Supplied material:
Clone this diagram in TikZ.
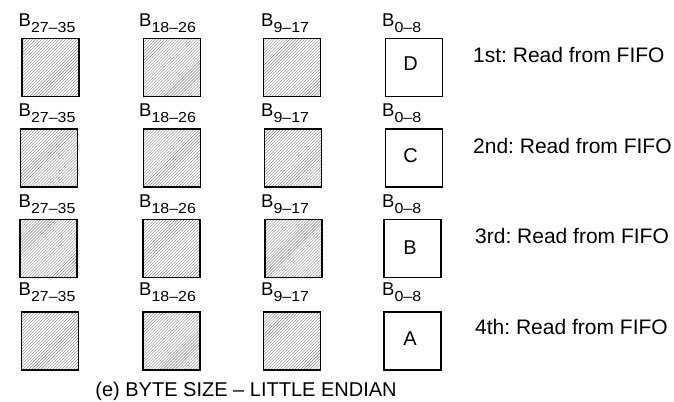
\documentclass[tikz,border=0pt]{standalone}
\usepackage{fontspec}
\usepackage{graphicx}
\setmainfont{Liberation Sans}
\usetikzlibrary{patterns}
\frenchspacing
\newcommand\blab[1]{B\raisebox{-6.5bp}{\fontsize{14.5bp}{15bp}\selectfont\scalebox{1.1}[1]{#1}}}
\tikzset{
  hatchbox/.style={draw, line width=1.8bp, minimum width=57bp, minimum height=58bp, inner sep=0pt,
    pattern=north east lines, pattern color=black!50},
  databox/.style={draw, line width=1.8bp, minimum width=57bp, minimum height=58bp, inner sep=0pt, fill=white},
  blabel/.style={anchor=base west, inner sep=0pt, font=\fontsize{18.5bp}{20bp}\selectfont},
  readtxt/.style={anchor=base west, inner sep=0pt, font=\fontsize{21bp}{24bp}\selectfont},
  letter/.style={anchor=base, inner sep=0pt, font=\fontsize{20bp}{22bp}\selectfont},
  captxt/.style={anchor=base, inner sep=0pt, font=\fontsize{20bp}{22bp}\selectfont},
}
\begin{document}
\begin{tikzpicture}[x=1bp,y=-1bp]
\useasboundingbox (0,0) rectangle (674,401);
% row 1
\node[hatchbox] (r1c1) at (50.5,67.5) {};
\node[hatchbox] (r1c2) at (172,67.5) {};
\node[hatchbox] (r1c3) at (292,67.5) {};
\node[databox]  (r1c4) at (414,67.5) {};
\node[letter] (d) at (410.5,70) {D};
\node[blabel] (l11) at (18.5,26) {\blab{27–35}};
\node[blabel] (l12) at (139,26) {\blab{18–26}};
\node[blabel] (l13) at (261,26) {\blab{9–17}};
\node[blabel] (l14) at (382,26) {\blab{0–8}};
\node[readtxt] (t1) at (473,62) {1st: Read from FIFO};
% row 2
\node[hatchbox] (r2c1) at (49,158) {};
\node[hatchbox] (r2c2) at (172,158) {};
\node[hatchbox] (r2c3) at (293,158) {};
\node[databox]  (r2c4) at (414,158) {};
\node[letter] (c) at (410.5,162) {C};
\node[blabel] (l21) at (18.5,116) {\blab{27–35}};
\node[blabel] (l22) at (139,116) {\blab{18–26}};
\node[blabel] (l23) at (261,116) {\blab{9–17}};
\node[blabel] (l24) at (382,116) {\blab{0–8}};
\node[readtxt] (t2) at (473,153) {2nd: Read from FIFO};
% row 3
\node[hatchbox] (r3c1) at (48.5,248.5) {};
\node[hatchbox] (r3c2) at (171.5,248.5) {};
\node[hatchbox] (r3c3) at (293.5,248.5) {};
\node[databox]  (r3c4) at (412.5,248.5) {};
\node[letter] (b) at (410,254) {B};
\node[blabel] (l31) at (18.5,207) {\blab{27–35}};
\node[blabel] (l32) at (139,207) {\blab{18–26}};
\node[blabel] (l33) at (261,207) {\blab{9–17}};
\node[blabel] (l34) at (382,207) {\blab{0–8}};
\node[readtxt] (t3) at (475,243) {3rd: Read from FIFO};
% row 4
\node[hatchbox] (r4c1) at (50,341) {};
\node[hatchbox] (r4c2) at (171.5,341) {};
\node[hatchbox] (r4c3) at (292,341) {};
\node[databox]  (r4c4) at (412.5,341) {};
\node[letter] (a) at (410,345) {A};
\node[blabel] (l41) at (18.5,295) {\blab{27–35}};
\node[blabel] (l42) at (139,295) {\blab{18–26}};
\node[blabel] (l43) at (261,295) {\blab{9–17}};
\node[blabel] (l44) at (382,295) {\blab{0–8}};
\node[readtxt] (t4) at (475,334) {4th: Read from FIFO};
% caption
\node[captxt] (cap) at (246,396) {(e) BYTE SIZE – LITTLE ENDIAN};
\end{tikzpicture}
\end{document}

Task description:
Set down the complete material exactly, but do not include the images.

Exercise result:
Clone this diagram in TikZ.
\documentclass[tikz,border=0pt]{standalone}
\usepackage{fontspec}
\usepackage{graphicx}
\setmainfont{Liberation Sans}
\usetikzlibrary{patterns}
\frenchspacing
\newcommand\blab[1]{B\raisebox{-6.5bp}{\fontsize{14.5bp}{15bp}\selectfont\scalebox{1.1}[1]{#1}}}
\tikzset{
  hatchbox/.style={draw, line width=1.8bp, minimum width=57bp, minimum height=58bp, inner sep=0pt,
    pattern=north east lines, pattern color=black!50},
  databox/.style={draw, line width=1.8bp, minimum width=57bp, minimum height=58bp, inner sep=0pt, fill=white},
  blabel/.style={anchor=base west, inner sep=0pt, font=\fontsize{18.5bp}{20bp}\selectfont},
  readtxt/.style={anchor=base west, inner sep=0pt, font=\fontsize{21bp}{24bp}\selectfont},
  letter/.style={anchor=base, inner sep=0pt, font=\fontsize{20bp}{22bp}\selectfont},
  captxt/.style={anchor=base, inner sep=0pt, font=\fontsize{20bp}{22bp}\selectfont},
}
\begin{document}
\begin{tikzpicture}[x=1bp,y=-1bp]
\useasboundingbox (0,0) rectangle (674,401);
% row 1
\node[hatchbox] (r1c1) at (50.5,67.5) {};
\node[hatchbox] (r1c2) at (172,67.5) {};
\node[hatchbox] (r1c3) at (292,67.5) {};
\node[databox]  (r1c4) at (414,67.5) {};
\node[letter] (d) at (410.5,70) {D};
\node[blabel] (l11) at (18.5,26) {\blab{27–35}};
\node[blabel] (l12) at (139,26) {\blab{18–26}};
\node[blabel] (l13) at (261,26) {\blab{9–17}};
\node[blabel] (l14) at (382,26) {\blab{0–8}};
\node[readtxt] (t1) at (473,62) {1st: Read from FIFO};
% row 2
\node[hatchbox] (r2c1) at (49,158) {};
\node[hatchbox] (r2c2) at (172,158) {};
\node[hatchbox] (r2c3) at (293,158) {};
\node[databox]  (r2c4) at (414,158) {};
\node[letter] (c) at (410.5,162) {C};
\node[blabel] (l21) at (18.5,116) {\blab{27–35}};
\node[blabel] (l22) at (139,116) {\blab{18–26}};
\node[blabel] (l23) at (261,116) {\blab{9–17}};
\node[blabel] (l24) at (382,116) {\blab{0–8}};
\node[readtxt] (t2) at (473,153) {2nd: Read from FIFO};
% row 3
\node[hatchbox] (r3c1) at (48.5,248.5) {};
\node[hatchbox] (r3c2) at (171.5,248.5) {};
\node[hatchbox] (r3c3) at (293.5,248.5) {};
\node[databox]  (r3c4) at (412.5,248.5) {};
\node[letter] (b) at (410,254) {B};
\node[blabel] (l31) at (18.5,207) {\blab{27–35}};
\node[blabel] (l32) at (139,207) {\blab{18–26}};
\node[blabel] (l33) at (261,207) {\blab{9–17}};
\node[blabel] (l34) at (382,207) {\blab{0–8}};
\node[readtxt] (t3) at (475,243) {3rd: Read from FIFO};
% row 4
\node[hatchbox] (r4c1) at (50,341) {};
\node[hatchbox] (r4c2) at (171.5,341) {};
\node[hatchbox] (r4c3) at (292,341) {};
\node[databox]  (r4c4) at (412.5,341) {};
\node[letter] (a) at (410,345) {A};
\node[blabel] (l41) at (18.5,295) {\blab{27–35}};
\node[blabel] (l42) at (139,295) {\blab{18–26}};
\node[blabel] (l43) at (261,295) {\blab{9–17}};
\node[blabel] (l44) at (382,295) {\blab{0–8}};
\node[readtxt] (t4) at (475,334) {4th: Read from FIFO};
% caption
\node[captxt] (cap) at (246,396) {(e) BYTE SIZE – LITTLE ENDIAN};
\end{tikzpicture}
\end{document}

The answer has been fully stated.